_Challenge_:
Write out the listing below without alteration, omitting its pictures.
┌────────
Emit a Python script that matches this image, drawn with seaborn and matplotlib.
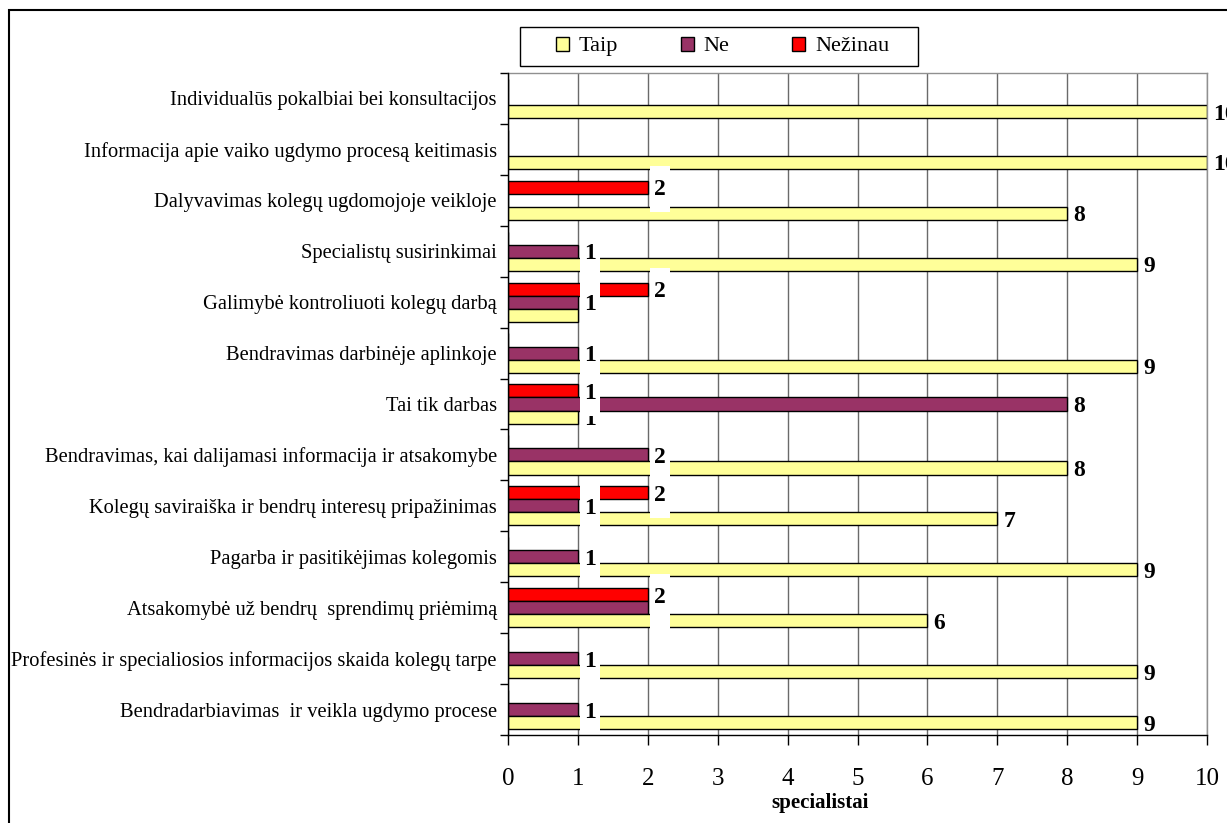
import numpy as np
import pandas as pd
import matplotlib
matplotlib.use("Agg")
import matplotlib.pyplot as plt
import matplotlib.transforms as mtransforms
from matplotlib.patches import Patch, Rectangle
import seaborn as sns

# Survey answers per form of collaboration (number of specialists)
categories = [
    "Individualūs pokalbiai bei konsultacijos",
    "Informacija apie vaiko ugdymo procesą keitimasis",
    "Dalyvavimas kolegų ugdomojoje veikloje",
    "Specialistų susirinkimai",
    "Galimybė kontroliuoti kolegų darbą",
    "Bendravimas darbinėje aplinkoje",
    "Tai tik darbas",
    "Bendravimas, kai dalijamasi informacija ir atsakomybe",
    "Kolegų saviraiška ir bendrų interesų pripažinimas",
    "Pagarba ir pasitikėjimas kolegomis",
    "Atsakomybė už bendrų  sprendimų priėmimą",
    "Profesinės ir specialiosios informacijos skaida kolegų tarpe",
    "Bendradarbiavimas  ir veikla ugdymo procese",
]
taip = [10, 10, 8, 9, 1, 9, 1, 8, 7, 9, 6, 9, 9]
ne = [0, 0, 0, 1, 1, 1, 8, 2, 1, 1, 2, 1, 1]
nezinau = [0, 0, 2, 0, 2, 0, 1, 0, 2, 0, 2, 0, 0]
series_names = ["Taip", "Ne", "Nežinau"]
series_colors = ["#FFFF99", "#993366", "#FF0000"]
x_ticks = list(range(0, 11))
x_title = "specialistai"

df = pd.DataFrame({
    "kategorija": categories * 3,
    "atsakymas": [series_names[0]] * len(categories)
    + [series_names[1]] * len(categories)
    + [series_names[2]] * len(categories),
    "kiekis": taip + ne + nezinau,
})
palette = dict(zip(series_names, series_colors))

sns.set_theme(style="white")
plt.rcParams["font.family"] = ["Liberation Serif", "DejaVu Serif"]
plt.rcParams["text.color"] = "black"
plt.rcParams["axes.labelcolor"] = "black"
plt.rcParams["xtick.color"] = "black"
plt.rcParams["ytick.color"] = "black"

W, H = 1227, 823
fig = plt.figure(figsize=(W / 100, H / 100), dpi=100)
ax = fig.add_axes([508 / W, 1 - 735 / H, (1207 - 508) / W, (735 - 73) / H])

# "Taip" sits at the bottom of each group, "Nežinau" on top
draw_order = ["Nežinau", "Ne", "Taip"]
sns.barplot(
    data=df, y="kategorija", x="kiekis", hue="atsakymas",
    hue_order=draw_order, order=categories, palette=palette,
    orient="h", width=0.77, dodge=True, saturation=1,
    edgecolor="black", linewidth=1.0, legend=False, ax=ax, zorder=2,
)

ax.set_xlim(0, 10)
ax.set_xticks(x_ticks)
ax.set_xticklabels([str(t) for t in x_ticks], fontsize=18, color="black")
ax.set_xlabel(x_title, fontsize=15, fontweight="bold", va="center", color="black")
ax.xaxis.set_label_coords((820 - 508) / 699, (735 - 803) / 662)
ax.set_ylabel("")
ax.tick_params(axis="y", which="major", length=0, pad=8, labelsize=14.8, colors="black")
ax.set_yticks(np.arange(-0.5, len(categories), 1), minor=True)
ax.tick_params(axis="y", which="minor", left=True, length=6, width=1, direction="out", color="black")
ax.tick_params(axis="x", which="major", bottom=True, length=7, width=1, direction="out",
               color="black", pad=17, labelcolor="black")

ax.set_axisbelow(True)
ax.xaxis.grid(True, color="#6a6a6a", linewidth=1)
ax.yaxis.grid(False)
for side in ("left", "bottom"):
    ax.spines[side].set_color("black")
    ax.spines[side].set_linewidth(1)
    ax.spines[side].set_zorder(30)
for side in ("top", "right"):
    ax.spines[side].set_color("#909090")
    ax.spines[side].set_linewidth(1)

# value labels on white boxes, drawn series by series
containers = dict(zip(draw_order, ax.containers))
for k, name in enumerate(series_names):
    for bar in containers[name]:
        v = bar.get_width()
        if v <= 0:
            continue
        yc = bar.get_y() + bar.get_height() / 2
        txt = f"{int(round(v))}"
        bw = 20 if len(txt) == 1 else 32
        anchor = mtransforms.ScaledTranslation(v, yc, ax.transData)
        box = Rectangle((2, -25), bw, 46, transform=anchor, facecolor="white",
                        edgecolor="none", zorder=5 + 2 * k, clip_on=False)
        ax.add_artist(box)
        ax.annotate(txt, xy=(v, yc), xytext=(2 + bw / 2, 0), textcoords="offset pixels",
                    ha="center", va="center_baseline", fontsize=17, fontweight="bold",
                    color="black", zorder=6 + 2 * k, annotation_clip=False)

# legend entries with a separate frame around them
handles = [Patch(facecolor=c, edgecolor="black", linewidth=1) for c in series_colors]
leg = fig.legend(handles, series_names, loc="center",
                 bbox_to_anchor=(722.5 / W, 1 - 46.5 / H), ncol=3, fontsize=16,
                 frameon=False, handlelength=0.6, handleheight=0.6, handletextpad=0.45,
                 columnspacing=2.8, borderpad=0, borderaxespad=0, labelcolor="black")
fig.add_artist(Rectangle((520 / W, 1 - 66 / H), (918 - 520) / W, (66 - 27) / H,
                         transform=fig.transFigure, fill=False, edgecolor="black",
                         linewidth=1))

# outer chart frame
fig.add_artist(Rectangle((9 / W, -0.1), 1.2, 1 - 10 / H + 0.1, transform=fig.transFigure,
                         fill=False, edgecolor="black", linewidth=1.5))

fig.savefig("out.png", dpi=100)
└────────
_Exercise result_:
Emit a Python script that matches this image, drawn with seaborn and matplotlib.
import numpy as np
import pandas as pd
import matplotlib
matplotlib.use("Agg")
import matplotlib.pyplot as plt
import matplotlib.transforms as mtransforms
from matplotlib.patches import Patch, Rectangle
import seaborn as sns

# Survey answers per form of collaboration (number of specialists)
categories = [
    "Individualūs pokalbiai bei konsultacijos",
    "Informacija apie vaiko ugdymo procesą keitimasis",
    "Dalyvavimas kolegų ugdomojoje veikloje",
    "Specialistų susirinkimai",
    "Galimybė kontroliuoti kolegų darbą",
    "Bendravimas darbinėje aplinkoje",
    "Tai tik darbas",
    "Bendravimas, kai dalijamasi informacija ir atsakomybe",
    "Kolegų saviraiška ir bendrų interesų pripažinimas",
    "Pagarba ir pasitikėjimas kolegomis",
    "Atsakomybė už bendrų  sprendimų priėmimą",
    "Profesinės ir specialiosios informacijos skaida kolegų tarpe",
    "Bendradarbiavimas  ir veikla ugdymo procese",
]
taip = [10, 10, 8, 9, 1, 9, 1, 8, 7, 9, 6, 9, 9]
ne = [0, 0, 0, 1, 1, 1, 8, 2, 1, 1, 2, 1, 1]
nezinau = [0, 0, 2, 0, 2, 0, 1, 0, 2, 0, 2, 0, 0]
series_names = ["Taip", "Ne", "Nežinau"]
series_colors = ["#FFFF99", "#993366", "#FF0000"]
x_ticks = list(range(0, 11))
x_title = "specialistai"

df = pd.DataFrame({
    "kategorija": categories * 3,
    "atsakymas": [series_names[0]] * len(categories)
    + [series_names[1]] * len(categories)
    + [series_names[2]] * len(categories),
    "kiekis": taip + ne + nezinau,
})
palette = dict(zip(series_names, series_colors))

sns.set_theme(style="white")
plt.rcParams["font.family"] = ["Liberation Serif", "DejaVu Serif"]
plt.rcParams["text.color"] = "black"
plt.rcParams["axes.labelcolor"] = "black"
plt.rcParams["xtick.color"] = "black"
plt.rcParams["ytick.color"] = "black"

W, H = 1227, 823
fig = plt.figure(figsize=(W / 100, H / 100), dpi=100)
ax = fig.add_axes([508 / W, 1 - 735 / H, (1207 - 508) / W, (735 - 73) / H])

# "Taip" sits at the bottom of each group, "Nežinau" on top
draw_order = ["Nežinau", "Ne", "Taip"]
sns.barplot(
    data=df, y="kategorija", x="kiekis", hue="atsakymas",
    hue_order=draw_order, order=categories, palette=palette,
    orient="h", width=0.77, dodge=True, saturation=1,
    edgecolor="black", linewidth=1.0, legend=False, ax=ax, zorder=2,
)

ax.set_xlim(0, 10)
ax.set_xticks(x_ticks)
ax.set_xticklabels([str(t) for t in x_ticks], fontsize=18, color="black")
ax.set_xlabel(x_title, fontsize=15, fontweight="bold", va="center", color="black")
ax.xaxis.set_label_coords((820 - 508) / 699, (735 - 803) / 662)
ax.set_ylabel("")
ax.tick_params(axis="y", which="major", length=0, pad=8, labelsize=14.8, colors="black")
ax.set_yticks(np.arange(-0.5, len(categories), 1), minor=True)
ax.tick_params(axis="y", which="minor", left=True, length=6, width=1, direction="out", color="black")
ax.tick_params(axis="x", which="major", bottom=True, length=7, width=1, direction="out",
               color="black", pad=17, labelcolor="black")

ax.set_axisbelow(True)
ax.xaxis.grid(True, color="#6a6a6a", linewidth=1)
ax.yaxis.grid(False)
for side in ("left", "bottom"):
    ax.spines[side].set_color("black")
    ax.spines[side].set_linewidth(1)
    ax.spines[side].set_zorder(30)
for side in ("top", "right"):
    ax.spines[side].set_color("#909090")
    ax.spines[side].set_linewidth(1)

# value labels on white boxes, drawn series by series
containers = dict(zip(draw_order, ax.containers))
for k, name in enumerate(series_names):
    for bar in containers[name]:
        v = bar.get_width()
        if v <= 0:
            continue
        yc = bar.get_y() + bar.get_height() / 2
        txt = f"{int(round(v))}"
        bw = 20 if len(txt) == 1 else 32
        anchor = mtransforms.ScaledTranslation(v, yc, ax.transData)
        box = Rectangle((2, -25), bw, 46, transform=anchor, facecolor="white",
                        edgecolor="none", zorder=5 + 2 * k, clip_on=False)
        ax.add_artist(box)
        ax.annotate(txt, xy=(v, yc), xytext=(2 + bw / 2, 0), textcoords="offset pixels",
                    ha="center", va="center_baseline", fontsize=17, fontweight="bold",
                    color="black", zorder=6 + 2 * k, annotation_clip=False)

# legend entries with a separate frame around them
handles = [Patch(facecolor=c, edgecolor="black", linewidth=1) for c in series_colors]
leg = fig.legend(handles, series_names, loc="center",
                 bbox_to_anchor=(722.5 / W, 1 - 46.5 / H), ncol=3, fontsize=16,
                 frameon=False, handlelength=0.6, handleheight=0.6, handletextpad=0.45,
                 columnspacing=2.8, borderpad=0, borderaxespad=0, labelcolor="black")
fig.add_artist(Rectangle((520 / W, 1 - 66 / H), (918 - 520) / W, (66 - 27) / H,
                         transform=fig.transFigure, fill=False, edgecolor="black",
                         linewidth=1))

# outer chart frame
fig.add_artist(Rectangle((9 / W, -0.1), 1.2, 1 - 10 / H + 0.1, transform=fig.transFigure,
                         fill=False, edgecolor="black", linewidth=1.5))

fig.savefig("out.png", dpi=100)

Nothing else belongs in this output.